» **Task brief**:
Make an exact copy of the entries, and keep any pictures out of it.
Start Supplied material
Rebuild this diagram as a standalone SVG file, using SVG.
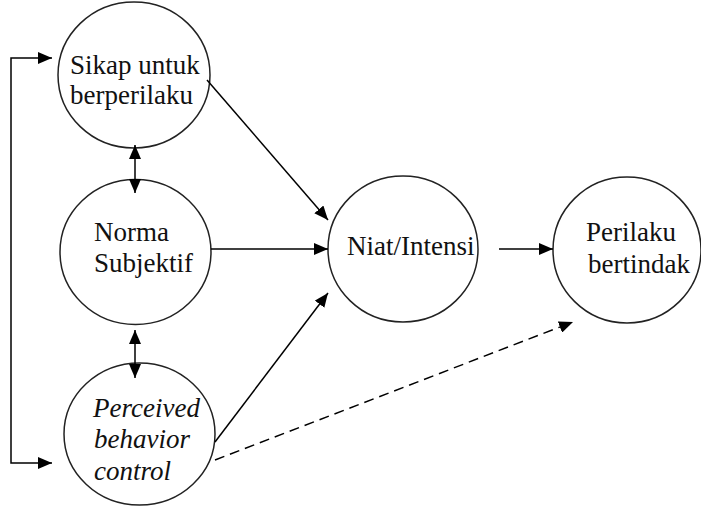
<svg xmlns="http://www.w3.org/2000/svg" width="701" height="506" viewBox="0 0 701 506">
<defs>
<marker id="ah" viewBox="0 0 14 12" refX="14" refY="6" markerWidth="14" markerHeight="12" markerUnits="userSpaceOnUse" orient="auto-start-reverse">
<path d="M0,0 L14,6 L0,12 Z" fill="#000"/>
</marker>
</defs>
<style>
.n{fill:#fff;stroke:#222;stroke-width:1.5}
.t{font-family:'Liberation Serif','DejaVu Serif',serif;font-size:27px;fill:#111}
.i{font-style:italic}
.c{fill:none;stroke:#000;stroke-width:1.5}
.d{stroke-dasharray:10,6}
</style>
<rect width="701" height="506" fill="#fff"/>
<g id="sikap">
<ellipse class="n" cx="134" cy="75" rx="76" ry="73"/>
<text class="t" x="70" y="74">Sikap untuk</text>
<text class="t" x="70" y="104">berperilaku</text>
</g>
<g id="norma">
<ellipse class="n" cx="135.5" cy="252" rx="75.5" ry="72.5"/>
<text class="t" x="94" y="241">Norma</text>
<text class="t" x="94" y="272">Subjektif</text>
</g>
<g id="perceived">
<ellipse class="n" cx="139.5" cy="434" rx="75.5" ry="71"/>
<text class="t i" x="93" y="417">Perceived</text>
<text class="t i" x="94" y="448">behavior</text>
<text class="t i" x="94" y="480">control</text>
</g>
<g id="niat">
<ellipse class="n" cx="403" cy="249" rx="75" ry="73"/>
<text class="t" x="347" y="255">Niat/Intensi</text>
</g>
<g id="perilaku">
<ellipse class="n" cx="627" cy="250" rx="74" ry="73"/>
<text class="t" x="586" y="241">Perilaku</text>
<text class="t" x="588" y="273">bertindak</text>
</g>
<g id="connectors">
<path class="c" d="M52,58 H11 V463 H52" marker-start="url(#ah)" marker-end="url(#ah)"/>
<line class="c" x1="135" y1="145" x2="135" y2="193" marker-start="url(#ah)" marker-end="url(#ah)"/>
<line class="c" x1="135" y1="330" x2="135" y2="378" marker-start="url(#ah)" marker-end="url(#ah)"/>
<line class="c" x1="207" y1="80" x2="328" y2="220" marker-end="url(#ah)"/>
<line class="c" x1="211" y1="249" x2="328" y2="249" marker-end="url(#ah)"/>
<line class="c" x1="215" y1="442" x2="328" y2="293" marker-end="url(#ah)"/>
<line class="c" x1="499" y1="249" x2="553" y2="249" marker-end="url(#ah)"/>
<line class="c d" x1="215" y1="460" x2="573" y2="322" marker-end="url(#ah)"/>
</g>
</svg>
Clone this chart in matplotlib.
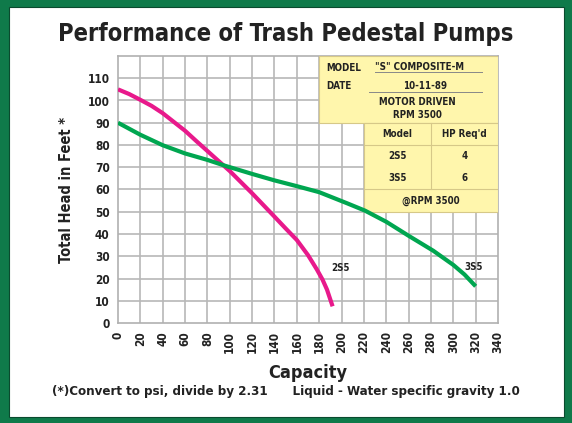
import numpy as np
import matplotlib.pyplot as plt
from matplotlib.patches import Rectangle

plt.rcParams["font.family"] = ["DejaVu Sans"]
plt.rcParams["font.stretch"] = "condensed"
plt.rcParams["font.weight"] = "bold"

# pump curves
cap_2s5 = [0, 10, 20, 30, 40, 60, 70, 80, 90, 100, 120, 140, 150, 160, 170, 178, 183, 187, 192]
head_2s5 = [105, 102.9, 100.3, 97.6, 94.3, 86.4, 81.8, 77.3, 72.8, 68.3, 58.3, 47.8, 42.5,
            37.3, 30.5, 24, 19.5, 15, 7.5]
cap_3s5 = [0, 20, 40, 60, 80, 95, 120, 140, 160, 180, 190, 205, 221, 240, 261, 282, 300, 310, 320]
head_3s5 = [90, 84.6, 79.9, 76.2, 73.3, 70.8, 67, 64.1, 61.5, 58.8, 56.8, 53.8, 50.5,
            45.5, 38.9, 32.5, 26.1, 21.8, 16.5]

x_ticks = list(range(0, 341, 20))
y_ticks = list(range(0, 111, 10))
hp_models = ["2S5", "3S5"]
hp_req = ["4", "6"]

GREEN = "#0f7a4a"
W, H = 572, 423
fig = plt.figure(figsize=(W / 100, H / 100), dpi=100, facecolor=GREEN)
fig.patches.append(Rectangle((9 / W, 6 / H), (564 - 9) / W, (416 - 6) / H,
                             transform=fig.transFigure, facecolor="white",
                             edgecolor="#0a4a2e", lw=0.8, zorder=-5))

ax = fig.add_axes([118 / W, 1 - 323 / H, (498 - 118) / W, (323 - 56) / H])
ax.set_zorder(2)
ax.set_xlim(0, 340)
ax.set_ylim(0, 120)
ax.set_xticks(x_ticks)
ax.set_yticks(y_ticks)
ax.set_xticklabels([str(v) for v in x_ticks], rotation=90, fontsize=8.5, fontweight="bold", color="#222")
ax.set_yticklabels([str(v) for v in y_ticks], fontsize=8.5, fontweight="bold", color="#222")
ax.tick_params(length=0, pad=6)
for v in range(20, 340, 20):
    ax.axvline(v, color="#b8b8b8", lw=1.2, zorder=1)
for v in range(10, 120, 10):
    ax.axhline(v, color="#b8b8b8", lw=1.2, zorder=1)
for s in ax.spines.values():
    s.set_color("#b0b0b0")
    s.set_linewidth(1.2)

# info box
yel = "#fff6ac"
edge = "#d6c888"
ax.add_patch(Rectangle((180, 90), 160, 30, facecolor=yel, edgecolor=edge, lw=0.8, zorder=3))
ax.add_patch(Rectangle((220, 50), 120, 40, facecolor=yel, edgecolor=edge, lw=0.8, zorder=3))
ax.plot([220, 340], [80, 80], color=edge, lw=0.8, zorder=4)
ax.plot([220, 340], [60, 60], color=edge, lw=0.8, zorder=4)
ax.plot([280, 280], [60, 90], color=edge, lw=0.8, zorder=4)
ax.plot([230, 326], [112.6, 112.6], color="#888", lw=0.7, zorder=4)
ax.plot([225, 326], [103.6, 103.6], color="#888", lw=0.7, zorder=4)

tk = dict(fontsize=7, fontweight="bold", color="#222", zorder=5, va="center")
ax.text(186, 114.5, "MODEL", ha="left", **tk)
ax.text(270, 115, '"S" COMPOSITE-M', ha="center", **tk)
ax.text(186, 106.3, "DATE", ha="left", **tk)
ax.text(275, 106.5, "10-11-89", ha="center", **tk)
ax.text(268, 99.5, "MOTOR DRIVEN", ha="center", **tk)
ax.text(268, 93.3, "RPM 3500", ha="center", **tk)
ax.text(250, 85, "Model", ha="center", **tk)
ax.text(310, 85, "HP Req'd", ha="center", **tk)
for i, (m, hp) in enumerate(zip(hp_models, hp_req)):
    ax.text(250, 75 - 10 * i, m, ha="center", **tk)
    ax.text(310, 75 - 10 * i, hp, ha="center", **tk)
ax.text(280, 55, "@RPM 3500", ha="center", **tk)

ax.plot(cap_2s5, head_2s5, color="#e8198b", lw=3, solid_capstyle="butt",
        solid_joinstyle="round", zorder=6)
ax.plot(cap_3s5, head_3s5, color="#00a650", lw=3, solid_capstyle="butt",
        solid_joinstyle="round", zorder=6)
ax.text(199, 24.7, "2S5", ha="center", **tk)
ax.text(318, 25, "3S5", ha="center", **tk)

ax.set_xlabel("Capacity", fontsize=13, fontweight="bold", color="#222", labelpad=8)
ax.set_ylabel("Total Head in Feet *", fontsize=10.5, fontweight="bold", color="#222", labelpad=10)

fig.text(0.5, 1 - 34 / H, "Performance of Trash Pedestal Pumps", ha="center", va="center",
         fontsize=17, fontweight="bold", color="#222")
fig.text(0.5, 1 - 391 / H,
         "(*)Convert to psi, divide by 2.31      Liquid - Water specific gravity 1.0",
         ha="center", va="center", fontsize=9.5, fontweight="bold", color="#222")

fig.savefig("out.png", dpi=100, facecolor=GREEN)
End Supplied material
» **Task response**:
Rebuild this diagram as a standalone SVG file, using SVG.
<svg xmlns="http://www.w3.org/2000/svg" width="701" height="506" viewBox="0 0 701 506">
<defs>
<marker id="ah" viewBox="0 0 14 12" refX="14" refY="6" markerWidth="14" markerHeight="12" markerUnits="userSpaceOnUse" orient="auto-start-reverse">
<path d="M0,0 L14,6 L0,12 Z" fill="#000"/>
</marker>
</defs>
<style>
.n{fill:#fff;stroke:#222;stroke-width:1.5}
.t{font-family:'Liberation Serif','DejaVu Serif',serif;font-size:27px;fill:#111}
.i{font-style:italic}
.c{fill:none;stroke:#000;stroke-width:1.5}
.d{stroke-dasharray:10,6}
</style>
<rect width="701" height="506" fill="#fff"/>
<g id="sikap">
<ellipse class="n" cx="134" cy="75" rx="76" ry="73"/>
<text class="t" x="70" y="74">Sikap untuk</text>
<text class="t" x="70" y="104">berperilaku</text>
</g>
<g id="norma">
<ellipse class="n" cx="135.5" cy="252" rx="75.5" ry="72.5"/>
<text class="t" x="94" y="241">Norma</text>
<text class="t" x="94" y="272">Subjektif</text>
</g>
<g id="perceived">
<ellipse class="n" cx="139.5" cy="434" rx="75.5" ry="71"/>
<text class="t i" x="93" y="417">Perceived</text>
<text class="t i" x="94" y="448">behavior</text>
<text class="t i" x="94" y="480">control</text>
</g>
<g id="niat">
<ellipse class="n" cx="403" cy="249" rx="75" ry="73"/>
<text class="t" x="347" y="255">Niat/Intensi</text>
</g>
<g id="perilaku">
<ellipse class="n" cx="627" cy="250" rx="74" ry="73"/>
<text class="t" x="586" y="241">Perilaku</text>
<text class="t" x="588" y="273">bertindak</text>
</g>
<g id="connectors">
<path class="c" d="M52,58 H11 V463 H52" marker-start="url(#ah)" marker-end="url(#ah)"/>
<line class="c" x1="135" y1="145" x2="135" y2="193" marker-start="url(#ah)" marker-end="url(#ah)"/>
<line class="c" x1="135" y1="330" x2="135" y2="378" marker-start="url(#ah)" marker-end="url(#ah)"/>
<line class="c" x1="207" y1="80" x2="328" y2="220" marker-end="url(#ah)"/>
<line class="c" x1="211" y1="249" x2="328" y2="249" marker-end="url(#ah)"/>
<line class="c" x1="215" y1="442" x2="328" y2="293" marker-end="url(#ah)"/>
<line class="c" x1="499" y1="249" x2="553" y2="249" marker-end="url(#ah)"/>
<line class="c d" x1="215" y1="460" x2="573" y2="322" marker-end="url(#ah)"/>
</g>
</svg>
Clone this chart in matplotlib.
import numpy as np
import matplotlib.pyplot as plt
from matplotlib.patches import Rectangle

plt.rcParams["font.family"] = ["DejaVu Sans"]
plt.rcParams["font.stretch"] = "condensed"
plt.rcParams["font.weight"] = "bold"

# pump curves
cap_2s5 = [0, 10, 20, 30, 40, 60, 70, 80, 90, 100, 120, 140, 150, 160, 170, 178, 183, 187, 192]
head_2s5 = [105, 102.9, 100.3, 97.6, 94.3, 86.4, 81.8, 77.3, 72.8, 68.3, 58.3, 47.8, 42.5,
            37.3, 30.5, 24, 19.5, 15, 7.5]
cap_3s5 = [0, 20, 40, 60, 80, 95, 120, 140, 160, 180, 190, 205, 221, 240, 261, 282, 300, 310, 320]
head_3s5 = [90, 84.6, 79.9, 76.2, 73.3, 70.8, 67, 64.1, 61.5, 58.8, 56.8, 53.8, 50.5,
            45.5, 38.9, 32.5, 26.1, 21.8, 16.5]

x_ticks = list(range(0, 341, 20))
y_ticks = list(range(0, 111, 10))
hp_models = ["2S5", "3S5"]
hp_req = ["4", "6"]

GREEN = "#0f7a4a"
W, H = 572, 423
fig = plt.figure(figsize=(W / 100, H / 100), dpi=100, facecolor=GREEN)
fig.patches.append(Rectangle((9 / W, 6 / H), (564 - 9) / W, (416 - 6) / H,
                             transform=fig.transFigure, facecolor="white",
                             edgecolor="#0a4a2e", lw=0.8, zorder=-5))

ax = fig.add_axes([118 / W, 1 - 323 / H, (498 - 118) / W, (323 - 56) / H])
ax.set_zorder(2)
ax.set_xlim(0, 340)
ax.set_ylim(0, 120)
ax.set_xticks(x_ticks)
ax.set_yticks(y_ticks)
ax.set_xticklabels([str(v) for v in x_ticks], rotation=90, fontsize=8.5, fontweight="bold", color="#222")
ax.set_yticklabels([str(v) for v in y_ticks], fontsize=8.5, fontweight="bold", color="#222")
ax.tick_params(length=0, pad=6)
for v in range(20, 340, 20):
    ax.axvline(v, color="#b8b8b8", lw=1.2, zorder=1)
for v in range(10, 120, 10):
    ax.axhline(v, color="#b8b8b8", lw=1.2, zorder=1)
for s in ax.spines.values():
    s.set_color("#b0b0b0")
    s.set_linewidth(1.2)

# info box
yel = "#fff6ac"
edge = "#d6c888"
ax.add_patch(Rectangle((180, 90), 160, 30, facecolor=yel, edgecolor=edge, lw=0.8, zorder=3))
ax.add_patch(Rectangle((220, 50), 120, 40, facecolor=yel, edgecolor=edge, lw=0.8, zorder=3))
ax.plot([220, 340], [80, 80], color=edge, lw=0.8, zorder=4)
ax.plot([220, 340], [60, 60], color=edge, lw=0.8, zorder=4)
ax.plot([280, 280], [60, 90], color=edge, lw=0.8, zorder=4)
ax.plot([230, 326], [112.6, 112.6], color="#888", lw=0.7, zorder=4)
ax.plot([225, 326], [103.6, 103.6], color="#888", lw=0.7, zorder=4)

tk = dict(fontsize=7, fontweight="bold", color="#222", zorder=5, va="center")
ax.text(186, 114.5, "MODEL", ha="left", **tk)
ax.text(270, 115, '"S" COMPOSITE-M', ha="center", **tk)
ax.text(186, 106.3, "DATE", ha="left", **tk)
ax.text(275, 106.5, "10-11-89", ha="center", **tk)
ax.text(268, 99.5, "MOTOR DRIVEN", ha="center", **tk)
ax.text(268, 93.3, "RPM 3500", ha="center", **tk)
ax.text(250, 85, "Model", ha="center", **tk)
ax.text(310, 85, "HP Req'd", ha="center", **tk)
for i, (m, hp) in enumerate(zip(hp_models, hp_req)):
    ax.text(250, 75 - 10 * i, m, ha="center", **tk)
    ax.text(310, 75 - 10 * i, hp, ha="center", **tk)
ax.text(280, 55, "@RPM 3500", ha="center", **tk)

ax.plot(cap_2s5, head_2s5, color="#e8198b", lw=3, solid_capstyle="butt",
        solid_joinstyle="round", zorder=6)
ax.plot(cap_3s5, head_3s5, color="#00a650", lw=3, solid_capstyle="butt",
        solid_joinstyle="round", zorder=6)
ax.text(199, 24.7, "2S5", ha="center", **tk)
ax.text(318, 25, "3S5", ha="center", **tk)

ax.set_xlabel("Capacity", fontsize=13, fontweight="bold", color="#222", labelpad=8)
ax.set_ylabel("Total Head in Feet *", fontsize=10.5, fontweight="bold", color="#222", labelpad=10)

fig.text(0.5, 1 - 34 / H, "Performance of Trash Pedestal Pumps", ha="center", va="center",
         fontsize=17, fontweight="bold", color="#222")
fig.text(0.5, 1 - 391 / H,
         "(*)Convert to psi, divide by 2.31      Liquid - Water specific gravity 1.0",
         ha="center", va="center", fontsize=9.5, fontweight="bold", color="#222")

fig.savefig("out.png", dpi=100, facecolor=GREEN)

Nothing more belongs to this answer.